Hundreds or Thousands Left in Afghanistan?

U.S. Secretary of State Anthony Blinken has stated approximately 100 U.S. citizens and lawful permanent residents remain in Afghanistan.

“We are working around the clock to help U.S. citizens, to help lawful permanent residents, to help at-risk Afghans to whom we have a special commitment depart Afghanistan if they so choose,” Blinken said in Doha, Qatar, on Sept. 7. “And we’ve successfully done that already, and we’re in continuous contact with American citizens who remain in Afghanistan.”  

But Sher Shah said he has heard nothing from the State Department since Aug. 26 — and he made use of the State Department’s information posted on its website for U.S. citizens and lawful permanent residents stuck in Afghanistan. 

“There are thousands of Americans still in Afghanistan,” he said. “And I’m one of them.”

Sher Shah said many American citizens and green-card holders caught in Afghanistan had their identities stolen by Afghan government linguists and special forces that sold them to Afghans willing to pay $2,000 to $6,000 to get out of the country. 

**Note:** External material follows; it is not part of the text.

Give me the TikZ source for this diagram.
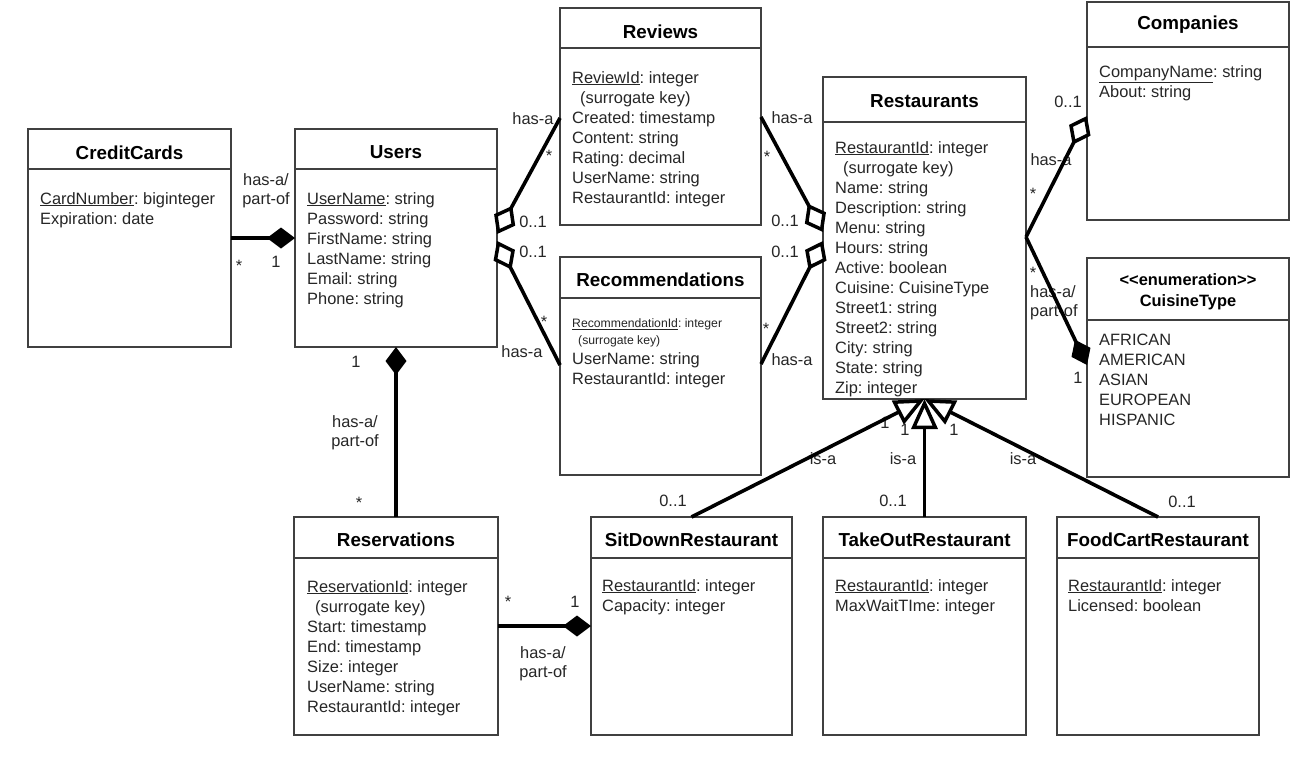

Yousufi said 149 families with gate passes arrived, only to be turned back, because their spot on the plane had been given to someone else.

“They’re stuck in Kabul, but the same people arrived in Virginia?” he said. “That’s not possible.” 

Yousufi said UNHCR, the U.N.’s refugee agency, should take action to evacuate people. Yousufi’s message to the U.S. is: “Just save the people you left behind.”

Sher Shah keeps sending emails to the U.S. State Department, trying to find a way out of Afghanistan for himself and vulnerable family members. At night, unable to sleep, Sher Shah told the Register he keeps thinking, “How, why did it happen?”

“We sacrificed a lot. I lost my friends, my good friends — people from the U.S. and Afghanistan,” he said.

“Now everything’s gone in 20 years — gone.”